La llegada del final
Edificios que se derrumban como castillos de naipes, autopistas que se quiebran como si fueran de arcilla, cruceros que se hunden por las olas de un tsunami? El fuego sale de las entrañas de la Tierra y las aguas todo lo inundan en esta nueva película de un obsesivo y consecuente cultor del Apocalipsis como el alemán Roland Emmerich.
El cine del director de Día de la Independencia, Godzilla, El patriota, El día después de mañana y 10.000 A.C. suele convocar multitudes ávidas de emociones fuertes. Sus historias -construidas gracias a un enorme presupuesto (en este caso, 260 millones de dólares) y a un bombardeo de imágenes diseñadas con efectos visuales generados en computadoras- apela al impacto y al morbo que provoca el género catástrofe.

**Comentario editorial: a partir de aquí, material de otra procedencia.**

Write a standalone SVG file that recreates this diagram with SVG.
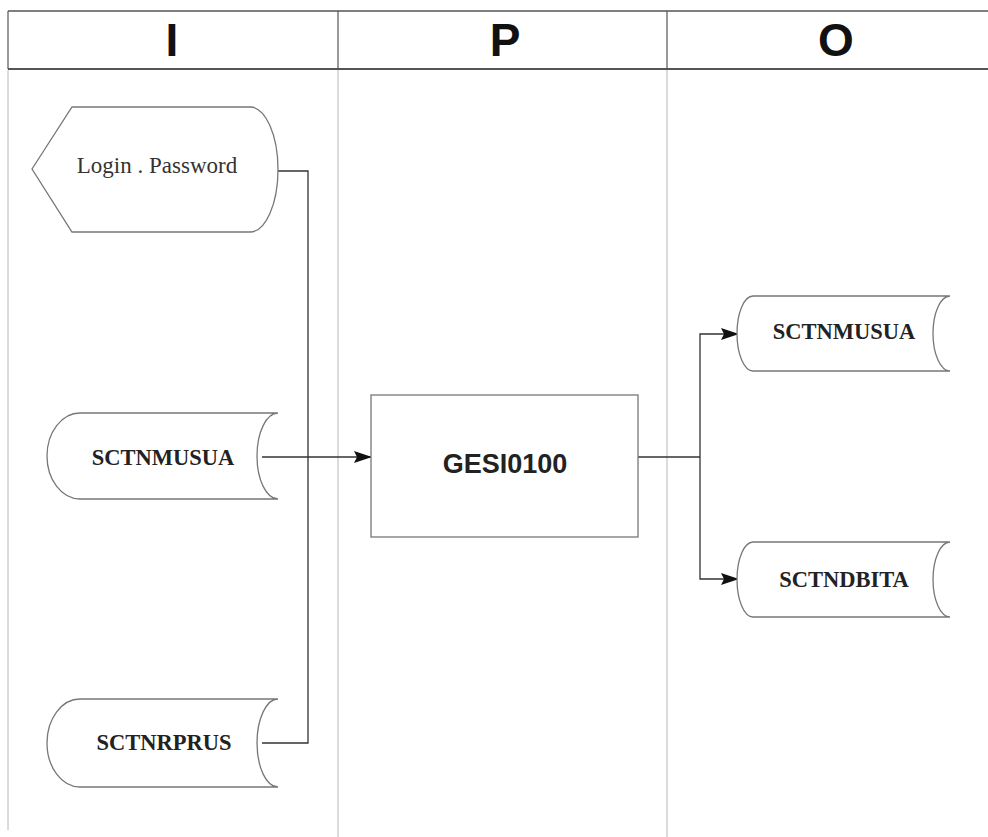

Así, a partir de unas profecías (las milenarias predicciones de los mayas para el año 2012) y de una supuesta justificación científica (las reacciones físicas que generan las erupciones solares terminan calentando el centro de la Tierra y desatando luego explosiones dignas de partículas nucleares), Emmerich nos llevará al fin del mundo y a una posterior resurrección con connotaciones bíblicas.

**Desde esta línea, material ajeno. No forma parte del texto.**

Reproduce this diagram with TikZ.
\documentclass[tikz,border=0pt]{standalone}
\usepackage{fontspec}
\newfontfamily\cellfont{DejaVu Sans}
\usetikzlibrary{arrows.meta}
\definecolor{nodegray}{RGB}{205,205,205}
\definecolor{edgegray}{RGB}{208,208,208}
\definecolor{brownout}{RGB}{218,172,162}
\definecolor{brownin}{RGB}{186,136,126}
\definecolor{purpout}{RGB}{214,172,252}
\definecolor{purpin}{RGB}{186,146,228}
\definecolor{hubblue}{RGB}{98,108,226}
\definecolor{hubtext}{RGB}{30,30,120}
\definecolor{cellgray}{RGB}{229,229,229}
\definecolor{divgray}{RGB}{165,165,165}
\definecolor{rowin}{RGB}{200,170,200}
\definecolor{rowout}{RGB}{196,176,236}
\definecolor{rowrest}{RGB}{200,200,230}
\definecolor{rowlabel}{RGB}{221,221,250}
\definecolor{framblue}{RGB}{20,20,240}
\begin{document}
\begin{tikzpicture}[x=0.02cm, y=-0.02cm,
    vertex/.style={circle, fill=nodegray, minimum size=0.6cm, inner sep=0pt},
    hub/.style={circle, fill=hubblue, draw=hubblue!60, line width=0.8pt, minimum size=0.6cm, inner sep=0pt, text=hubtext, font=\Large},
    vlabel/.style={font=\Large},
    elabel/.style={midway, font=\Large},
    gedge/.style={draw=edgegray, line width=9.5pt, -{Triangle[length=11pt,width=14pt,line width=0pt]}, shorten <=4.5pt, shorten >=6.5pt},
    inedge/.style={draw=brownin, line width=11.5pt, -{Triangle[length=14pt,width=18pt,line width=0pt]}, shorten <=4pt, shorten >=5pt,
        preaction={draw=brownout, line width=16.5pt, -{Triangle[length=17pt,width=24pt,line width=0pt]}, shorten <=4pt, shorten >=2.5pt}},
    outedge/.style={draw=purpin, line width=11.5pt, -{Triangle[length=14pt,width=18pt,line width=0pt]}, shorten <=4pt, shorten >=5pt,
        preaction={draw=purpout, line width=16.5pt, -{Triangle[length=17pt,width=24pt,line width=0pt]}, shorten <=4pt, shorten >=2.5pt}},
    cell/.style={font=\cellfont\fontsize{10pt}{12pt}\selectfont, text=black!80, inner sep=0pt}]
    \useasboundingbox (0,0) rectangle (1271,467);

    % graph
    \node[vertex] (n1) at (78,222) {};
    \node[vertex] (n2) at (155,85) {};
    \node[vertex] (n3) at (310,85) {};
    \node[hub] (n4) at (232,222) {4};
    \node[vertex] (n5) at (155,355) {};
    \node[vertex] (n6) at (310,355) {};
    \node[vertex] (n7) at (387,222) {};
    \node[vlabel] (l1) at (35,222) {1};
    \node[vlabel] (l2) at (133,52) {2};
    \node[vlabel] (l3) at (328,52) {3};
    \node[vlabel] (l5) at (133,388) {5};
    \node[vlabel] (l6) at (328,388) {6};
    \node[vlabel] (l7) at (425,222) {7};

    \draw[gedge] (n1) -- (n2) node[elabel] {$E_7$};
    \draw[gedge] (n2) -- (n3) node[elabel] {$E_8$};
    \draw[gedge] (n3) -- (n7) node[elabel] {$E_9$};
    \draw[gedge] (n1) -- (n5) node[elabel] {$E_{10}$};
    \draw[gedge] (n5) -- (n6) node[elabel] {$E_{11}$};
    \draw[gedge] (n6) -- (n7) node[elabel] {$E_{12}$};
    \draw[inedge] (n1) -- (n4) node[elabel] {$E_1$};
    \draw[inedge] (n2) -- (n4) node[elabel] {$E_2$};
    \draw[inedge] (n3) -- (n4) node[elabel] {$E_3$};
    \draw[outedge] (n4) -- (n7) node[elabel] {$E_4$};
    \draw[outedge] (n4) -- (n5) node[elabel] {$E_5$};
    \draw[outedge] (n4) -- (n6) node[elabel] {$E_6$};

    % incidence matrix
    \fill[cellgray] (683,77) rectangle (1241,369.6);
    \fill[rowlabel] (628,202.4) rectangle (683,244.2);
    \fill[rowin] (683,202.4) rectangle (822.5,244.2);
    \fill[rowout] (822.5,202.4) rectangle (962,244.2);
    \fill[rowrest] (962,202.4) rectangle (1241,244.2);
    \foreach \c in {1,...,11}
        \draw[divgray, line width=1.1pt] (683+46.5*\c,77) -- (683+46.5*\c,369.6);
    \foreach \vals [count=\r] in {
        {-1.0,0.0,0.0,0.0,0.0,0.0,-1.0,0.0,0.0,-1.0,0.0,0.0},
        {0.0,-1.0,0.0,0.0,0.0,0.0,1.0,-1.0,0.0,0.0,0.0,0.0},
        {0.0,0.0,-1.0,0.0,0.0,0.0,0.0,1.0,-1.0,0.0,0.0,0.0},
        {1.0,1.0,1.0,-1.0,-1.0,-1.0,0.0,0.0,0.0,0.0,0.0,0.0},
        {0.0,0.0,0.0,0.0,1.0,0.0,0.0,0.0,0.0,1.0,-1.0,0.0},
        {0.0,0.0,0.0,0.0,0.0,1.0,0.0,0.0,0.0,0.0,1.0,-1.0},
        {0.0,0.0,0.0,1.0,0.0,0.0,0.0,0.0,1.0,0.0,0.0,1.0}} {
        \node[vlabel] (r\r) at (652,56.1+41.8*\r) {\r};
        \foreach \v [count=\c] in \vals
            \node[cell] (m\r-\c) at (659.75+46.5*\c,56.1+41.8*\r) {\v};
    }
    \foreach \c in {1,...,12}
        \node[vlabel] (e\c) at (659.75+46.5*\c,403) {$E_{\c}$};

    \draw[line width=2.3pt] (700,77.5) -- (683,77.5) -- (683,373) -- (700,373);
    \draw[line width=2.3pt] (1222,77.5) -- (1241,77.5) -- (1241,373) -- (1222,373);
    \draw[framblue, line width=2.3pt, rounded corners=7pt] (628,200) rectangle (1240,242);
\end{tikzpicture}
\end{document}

Es indudable que cierto sector del público se siente atraído hacia un espectáculo que nos describe cómo las ciudades se desmoronan y millones de personas mueren aplastadas, pero entre destrucción y destrucción Emmerich es incapaz de construir un solo personaje, un diálogo, una situación dramática que trascienda el clisé, el estereotipo, la fórmula, el lugar común.
La acción salta de la Casa Blanca al parque nacional de Yellowstone, del Tíbet a Londres, de París a la India y los personajes van desde el presidente estadounidense (Danny Glover) y su hija (Thandie Newton) hasta un geólogo (Chiwetel Ejiofor), pasando por un padre (John Cusack) que intenta reivindicarse ante sus dos hijos y su ex esposa (Amanda Peet), y un desquiciado profeta y conductor radial que viene anticipando el fin de los tiempos (Woody Harrelson), pero en ningún caso el film alcanza un mínimo de carnardura humana, de rigor psicológico, de empatía y, así, los 158 minutos se hacen cada vez más difíciles de sobrellevar. Por lo tanto, entre tanta explosión y muerte, sólo sobreviven el vértigo y el impacto, mientras la emoción genuina y la sensibilidad brillan por su ausencia.